## Problem statement
Scan the records for the string "matplotlib"; copy each line where it occurs.

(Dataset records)

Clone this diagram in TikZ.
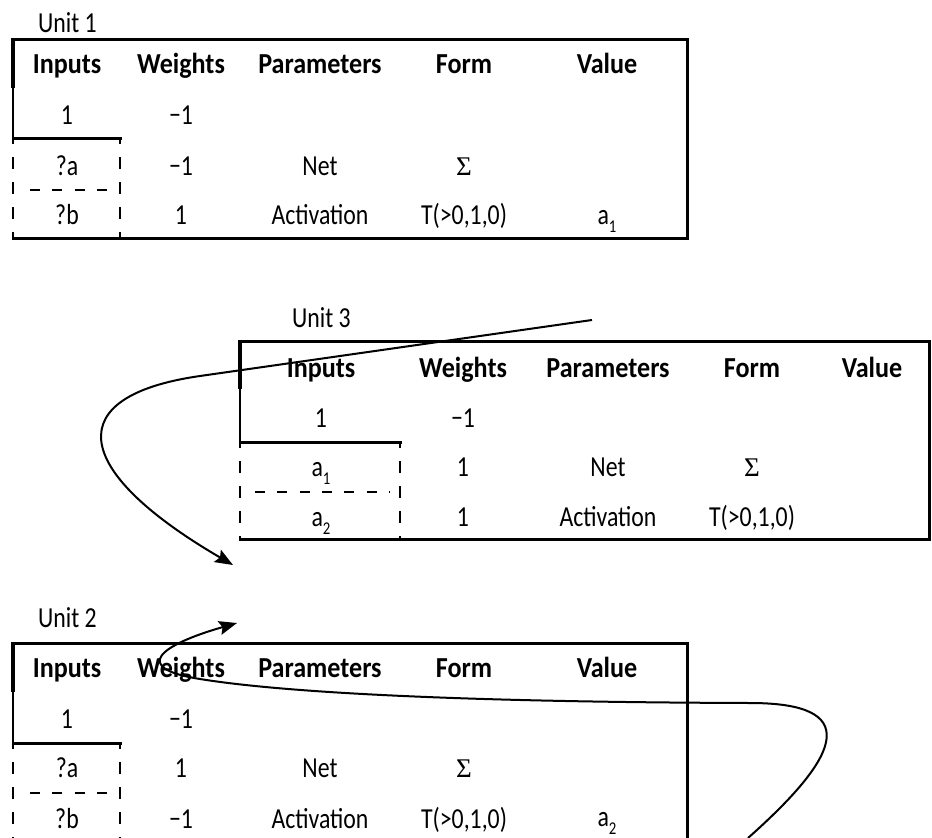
\documentclass[tikz,border=0pt]{standalone}
\usepackage{fontspec}
\setmainfont{Carlito}[UprightFeatures={FakeStretch=0.82}, BoldFeatures={FakeStretch=0.9}]
\newfontfamily\symfont{Liberation Serif}
\usetikzlibrary{arrows.meta}
\newcommand\subnum[1]{\raisebox{-8pt}{\fontsize{18}{18}\selectfont #1}}
\begin{document}
\begin{tikzpicture}[x=1pt,y=-1pt,
  hd/.style={font=\fontsize{29}{31}\selectfont\bfseries, anchor=base, inner sep=0pt},
  tx/.style={font=\fontsize{29}{31}\selectfont, anchor=base, inner sep=0pt},
  sg/.style={font=\symfont\fontsize{27}{30}\selectfont, anchor=base, inner sep=0pt},
  lbl/.style={font=\fontsize{29}{31}\selectfont, anchor=base west, inner sep=0pt},
  frame/.style={line width=3pt, line cap=rect},
  thickleft/.style={line width=3.6pt},
  thinleft/.style={line width=2.2pt},
  vdash/.style={line width=2.5pt, dash pattern=on 12pt off 13pt, dash phase=6pt},
  hdash/.style={line width=2.5pt, dash pattern=on 10pt off 12.3pt},
  conn/.style={line width=2pt, -{Stealth[length=18pt,width=14pt,inset=3pt]}}]
\useasboundingbox (0,0) rectangle (932,838);
\clip (0,0) rectangle (932,838);

% ---------------- Unit 1 ----------------
\node[lbl] (u1) at (38,32) {Unit 1};
\draw[frame] (13,39) -- (687,39) -- (687,238) -- (13,238);
\draw[thickleft] (13,38) -- (13,88);
\draw[thinleft] (13,88) -- (13,138);
\draw[frame] (13,138) -- (120,138);
\draw[vdash] (13,138) -- (13,238);
\draw[vdash] (120,138) -- (120,238);
\draw[hdash] (30,190) -- (108,190);
\node[hd] (u1h1) at (67,73) {Inputs};
\node[hd] (u1h2) at (181,73) {Weights};
\node[hd] (u1h3) at (320,73) {Parameters};
\node[hd] (u1h4) at (464,73) {Form};
\node[hd] (u1h5) at (607,73) {Value};
\node[tx] (u1a1) at (67,124) {1};
\node[tx] (u1a2) at (181,124) {−1};
\node[tx] (u1b1) at (67,175) {?a};
\node[tx] (u1b2) at (181,175) {−1};
\node[tx] (u1b3) at (320,175) {Net};
\node[sg] (u1b4) at (464,175) {Σ};
\node[tx] (u1c1) at (67,224) {?b};
\node[tx] (u1c2) at (181,224) {1};
\node[tx] (u1c3) at (320,224) {Activation};
\node[tx] (u1c4) at (464,224) {T(>0,1,0)};
\node[tx] (u1c5) at (607,224) {a\subnum{1}};

% ---------------- Unit 3 ----------------
\node[lbl] (u3) at (292,327) {Unit 3};
\draw[frame] (240,341) -- (929,341) -- (929,539) -- (240,539);
\draw[thickleft] (240,340) -- (240,389);
\draw[thinleft] (240,389) -- (240,442);
\draw[frame] (240,442) -- (400,442);
\draw[vdash] (240,442) -- (240,539);
\draw[vdash] (400,442) -- (400,539);
\draw[hdash] (255,492) -- (390,492);
\node[hd] (u3h1) at (321,377) {Inputs};
\node[hd] (u3h2) at (463,377) {Weights};
\node[hd] (u3h3) at (608,377) {Parameters};
\node[hd] (u3h4) at (752,377) {Form};
\node[hd] (u3h5) at (872,377) {Value};
\node[tx] (u3a1) at (321,427) {1};
\node[tx] (u3a2) at (463,427) {−1};
\node[tx] (u3b1) at (321,476) {a\subnum{1}};
\node[tx] (u3b2) at (463,476) {1};
\node[tx] (u3b3) at (608,476) {Net};
\node[sg] (u3b4) at (752,476) {Σ};
\node[tx] (u3c1) at (321,526) {a\subnum{2}};
\node[tx] (u3c2) at (463,526) {1};
\node[tx] (u3c3) at (608,526) {Activation};
\node[tx] (u3c4) at (752,526) {T(>0,1,0)};

% ---------------- Unit 2 ----------------
\node[lbl] (u2) at (38,627) {Unit 2};
\draw[frame] (13,643) -- (687,643) -- (687,845);
\draw[thickleft] (13,642) -- (13,692);
\draw[thinleft] (13,692) -- (13,743);
\draw[frame] (13,743) -- (120,743);
\draw[vdash] (13,743) -- (13,845);
\draw[vdash] (120,743) -- (120,845);
\draw[hdash] (30,793) -- (108,793);
\node[hd] (u2h1) at (67,677) {Inputs};
\node[hd] (u2h2) at (181,677) {Weights};
\node[hd] (u2h3) at (320,677) {Parameters};
\node[hd] (u2h4) at (464,677) {Form};
\node[hd] (u2h5) at (607,677) {Value};
\node[tx] (u2a1) at (67,728) {1};
\node[tx] (u2a2) at (181,728) {−1};
\node[tx] (u2b1) at (67,777) {?a};
\node[tx] (u2b2) at (181,777) {1};
\node[tx] (u2b3) at (320,777) {Net};
\node[sg] (u2b4) at (464,777) {Σ};
\node[tx] (u2c1) at (67,828) {?b};
\node[tx] (u2c2) at (181,828) {−1};
\node[tx] (u2c3) at (320,828) {Activation};
\node[tx] (u2c4) at (464,828) {T(>0,1,0)};
\node[tx] (u2c5) at (607,826) {a\subnum{2}};

% ---------------- connectors ----------------
\coordinate (cA0) at (592,320);
\coordinate (cA1) at (200,376);
\coordinate (cA2) at (233,565);
\draw[conn] (cA0) -- (cA1) .. controls (60,396) and (70,470) .. (cA2);

\coordinate (cB0) at (748,838);
\coordinate (cB1) at (750,703);
\coordinate (cB2) at (200,679);
\coordinate (cB3) at (237,623);
\draw[conn] (cB0) .. controls (845,752) and (860,703) .. (cB1)
  .. controls (450,702) and (280,692) .. (cB2)
  .. controls (130,668) and (160,645) .. (cB3);
\end{tikzpicture}
\end{document}
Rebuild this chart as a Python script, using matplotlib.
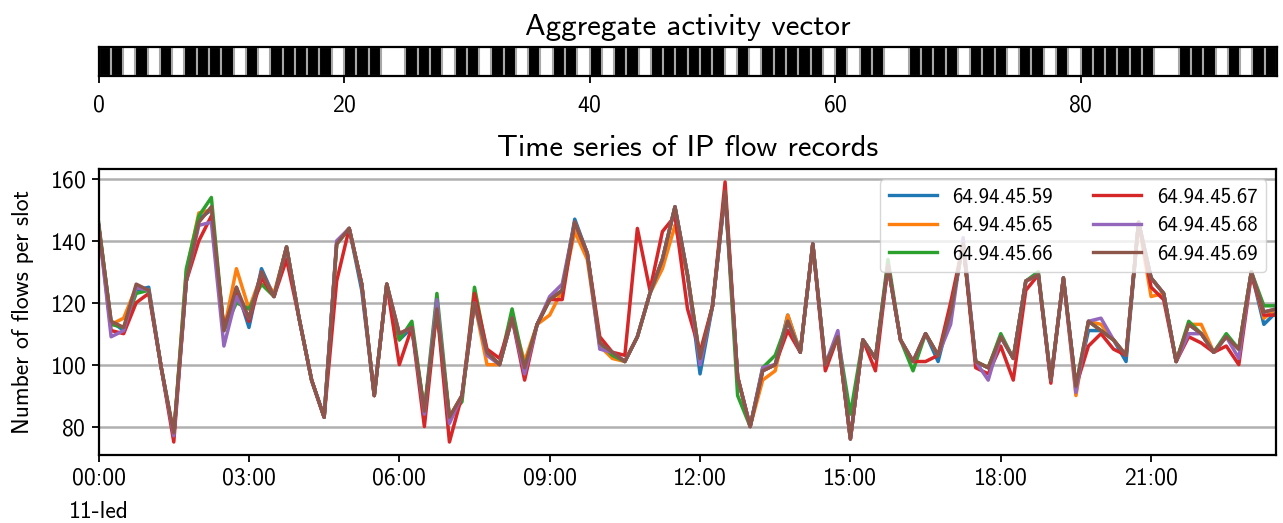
import numpy as np
import matplotlib
matplotlib.use("Agg")
import matplotlib.pyplot as plt

plt.rcParams['font.family'] = ['cmss10', 'DejaVu Sans']
plt.rcParams['axes.formatter.use_mathtext'] = True

# ---------------- data ----------------
activity = [1, 1, 0, 1, 0, 1, 0, 1, 1, 1,
            1, 0, 1, 0, 1, 1, 1, 1, 1, 0,
            1, 1, 1, 0, 0, 1, 1, 1, 0, 1,
            1, 0, 1, 1, 0, 1, 0, 1, 1, 0,
            1, 0, 1, 1, 0, 1, 1, 1, 1, 1,
            1, 0, 1, 0, 1, 1, 1, 1, 1, 0,
            1, 0, 1, 1, 0, 0, 1, 1, 1, 1,
            0, 1, 1, 1, 0, 1, 1, 0, 1, 0,
            1, 1, 1, 1, 1, 1, 0, 0, 1, 1,
            1, 0, 1, 0, 1, 1]

labels = ["64.94.45.59", "64.94.45.65", "64.94.45.66",
          "64.94.45.67", "64.94.45.68", "64.94.45.69"]

s59 = [145, 114, 111, 124, 125, 99, 77, 127, 147, 150,
       111, 125, 112, 131, 122, 138, 115, 95, 83, 139,
       144, 124, 90, 126, 108, 112, 85, 118, 83, 90,
       120, 104, 100, 115, 99, 113, 121, 124, 147, 136,
       107, 104, 101, 109, 123, 134, 151, 129, 97, 119,
       156, 96, 80, 98, 100, 116, 104, 139, 100, 109,
       76, 108, 102, 132, 108, 101, 110, 101, 117, 139,
       101, 99, 109, 102, 127, 129, 95, 128, 93, 111,
       111, 108, 101, 146, 128, 123, 101, 113, 110, 104,
       109, 105, 130, 113, 117]

s65 = [145, 113, 115, 125, 124, 99, 77, 130, 149, 150,
       111, 131, 118, 129, 123, 138, 115, 95, 83, 139,
       144, 126, 90, 126, 110, 112, 85, 118, 83, 90,
       120, 100, 100, 115, 101, 113, 116, 124, 143, 134,
       106, 102, 101, 109, 123, 131, 145, 129, 102, 119,
       156, 96, 80, 95, 98, 116, 104, 139, 100, 109,
       76, 108, 102, 132, 108, 101, 110, 103, 117, 139,
       101, 99, 109, 102, 127, 129, 95, 128, 90, 114,
       113, 108, 103, 146, 122, 123, 101, 113, 113, 104,
       109, 105, 130, 115, 118]

s66 = [146, 113, 112, 123, 124, 99, 77, 131, 148, 154,
       111, 120, 118, 126, 122, 138, 115, 95, 83, 139,
       144, 126, 90, 126, 108, 114, 85, 123, 83, 88,
       125, 104, 100, 118, 99, 113, 121, 124, 146, 136,
       107, 103, 101, 109, 123, 134, 151, 129, 102, 119,
       156, 90, 80, 99, 103, 114, 104, 139, 100, 109,
       84, 108, 102, 134, 108, 98, 110, 103, 117, 139,
       101, 99, 110, 102, 127, 130, 95, 128, 93, 114,
       111, 108, 103, 146, 128, 123, 101, 114, 110, 104,
       110, 105, 130, 119, 119]

s67 = [145, 111, 110, 120, 123, 99, 75, 127, 140, 148,
       112, 123, 114, 128, 122, 134, 115, 95, 83, 127,
       144, 126, 90, 126, 100, 112, 80, 118, 75, 90,
       123, 105, 102, 115, 95, 113, 121, 121, 146, 136,
       109, 104, 103, 144, 124, 143, 148, 118, 104, 119,
       159, 96, 80, 98, 100, 111, 104, 139, 98, 109,
       76, 108, 98, 132, 108, 101, 101, 103, 120, 139,
       99, 97, 106, 95, 124, 129, 94, 128, 93, 106,
       110, 105, 103, 146, 125, 121, 101, 109, 107, 104,
       106, 100, 129, 116, 116]

s68 = [145, 109, 111, 125, 124, 99, 77, 127, 145, 146,
       106, 122, 115, 130, 122, 138, 115, 95, 83, 140,
       144, 126, 90, 126, 110, 112, 84, 121, 81, 90,
       120, 103, 100, 115, 97, 113, 122, 126, 146, 136,
       105, 104, 101, 109, 123, 134, 151, 129, 100, 119,
       155, 96, 80, 99, 100, 114, 104, 139, 100, 111,
       76, 108, 102, 132, 108, 101, 110, 103, 113, 141,
       101, 95, 109, 102, 127, 129, 95, 128, 91, 114,
       115, 108, 103, 146, 128, 123, 101, 110, 110, 104,
       109, 102, 130, 117, 118]

s69 = [145, 114, 112, 126, 124, 99, 78, 127, 146, 151,
       111, 125, 115, 130, 122, 138, 115, 95, 83, 139,
       144, 126, 90, 126, 110, 112, 85, 118, 83, 90,
       120, 104, 100, 115, 99, 113, 121, 124, 146, 136,
       107, 104, 101, 109, 123, 134, 151, 129, 102, 119,
       156, 96, 80, 98, 100, 114, 104, 139, 100, 109,
       76, 108, 102, 132, 108, 101, 110, 103, 117, 139,
       101, 99, 109, 102, 127, 129, 95, 128, 93, 114,
       111, 108, 103, 146, 128, 123, 101, 113, 110, 104,
       109, 105, 130, 117, 118]

series = [s59, s65, s66, s67, s68, s69]
colors = ["#1f77b4", "#ff7f0e", "#2ca02c", "#d62728", "#9467bd", "#8c564b"]

slot_minutes = 15
time_ticks = [0, 3, 6, 9, 12, 15, 18, 21]
time_ticklabels = ["00:00\n11-led", "03:00", "06:00", "09:00",
                   "12:00", "15:00", "18:00", "21:00"]
yticks = [80, 100, 120, 140, 160]

# ---------------- figure ----------------
W, H = 1283, 523
fig = plt.figure(figsize=(W / 100, H / 100), dpi=100)

def rect(x0, y0, x1, y1):
    return [x0 / W, 1 - y1 / H, (x1 - x0) / W, (y1 - y0) / H]

# top: activity vector
ax1 = fig.add_axes(rect(98.5, 47, 1277, 75.5))
idx = np.arange(len(activity))
act = np.array(activity)
on = idx[act == 1]
ax1.bar(on, np.ones(len(on)), width=1.0, align='edge', color='black',
        edgecolor='#a8a8a8', linewidth=1.5)
ax1.set_xlim(0, len(activity))
ax1.set_ylim(0, 1)
ax1.set_yticks([])
ax1.set_xticks([0, 20, 40, 60, 80])
ax1.tick_params(axis='x', labelsize=17, length=5, width=1.3, pad=8.5)
for sp in ax1.spines.values():
    sp.set_linewidth(1.6)
    sp.set_zorder(5)
ax1.set_title("Aggregate activity vector", fontsize=22.3, pad=9)

# bottom: time series
ax2 = fig.add_axes(rect(98.6, 169, 1276.4, 455))
hours = np.arange(len(s69)) * slot_minutes / 60.0
for s, c, lab in zip(series, colors, labels):
    ax2.plot(hours, s, color=c, lw=2.5, label=lab)
ax2.set_xlim(hours[0], hours[-1])
ax2.set_ylim(70.8, 163.2)
ax2.set_yticks(yticks)
ax2.set_xticks(time_ticks)
ax2.set_xticklabels(time_ticklabels, linespacing=1.65)
ax2.yaxis.grid(True, color='#b0b0b0', lw=1.8)
ax2.set_axisbelow(True)
ax2.tick_params(labelsize=17, length=5, width=1.3, pad=4)
for sp in ax2.spines.values():
    sp.set_linewidth(1.6)
ax2.set_ylabel("Number of flows per slot", fontsize=17, labelpad=11)
ax2.set_title("Time series of IP flow records", fontsize=22, pad=9)
leg = ax2.legend(ncol=2, loc='upper right', fontsize=15, handlelength=2.3,
                 handletextpad=0.75, columnspacing=1.95, labelspacing=0.45,
                 borderaxespad=0.5)
for line in leg.get_lines():
    line.set_linewidth(2.4)

fig.savefig("out.png", dpi=100)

## Result of the task
Rebuild this chart as a Python script, using matplotlib.
import matplotlib
matplotlib.use("Agg")
import matplotlib.pyplot as plt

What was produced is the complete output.